A canção até hoje faz parte do repertório dos shows de Lulu. E olha que foi gravada em um álbum em que a concorrência era grande: Tudo AzulCertas CoisasTão Bem e Lua de Mel. Grande época para o pop/rock brasileiro.

‘Virgem’ (Antonio Cicero – Marina) – 1987

A balada lançada por Marina traz paisagens cariocas, como o Vidigal e o Morro Dois Irmãos – além de uma provocação social ao citar os “inocentes do Leblon’ – para falar de uma história de amor que é muito particular ao casal tema da canção.

‘Acontecimentos’ (Antonio Cicero – Marina) – 1991

Marina já declarou que fez essa música para Gal Costa (1945-2022), com quem ela namorou. Gal preferiu não gravar a canção. Mais uma de amor, que usa a expressão “festa em outro apartamento” como uma metáfora para a solidão de um amor que não está sendo correspondido.

‘À Francesa’ (Antonio Cicero – Claudio Zoli) – 1989

Cícero fez sua maior parte da carreira como letrista ao lado da irmã, Marina. No entanto, emplacou esse hit composto com Claudio Zoli na trilha da novela Top Model, novela que trazia um elenco jovem. A canção virasse um tema da juventude do final dos anos 1980.

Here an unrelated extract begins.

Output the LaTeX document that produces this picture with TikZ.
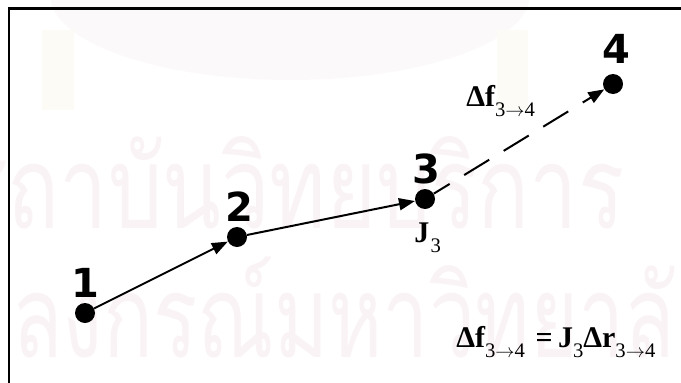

‘O Lado Quente do Ser’ – (Antonio Cicero/Marina Lima) – 1980

Maria Bethânia lançou essa canção na qual Cícero usa do eu feminino, algo muito presente, por exemplo, na obra de Chico Buarque, para falar das dores e delícias de ser uma mulher. A letra se encaixou direitinho na versão bolero que Bethânia deu à canção. Marina também a gravou, um ano depois, no disco Certos Acordes, trabalho no qual consolidou sua carreira

‘Inverno’ – (Antonio Cicero/Adriana Calcanhoto) – 1994

A música foi composta no inverno de 1994 e faz parte do terceiro disco de Adriana, A Fábrica do Poema.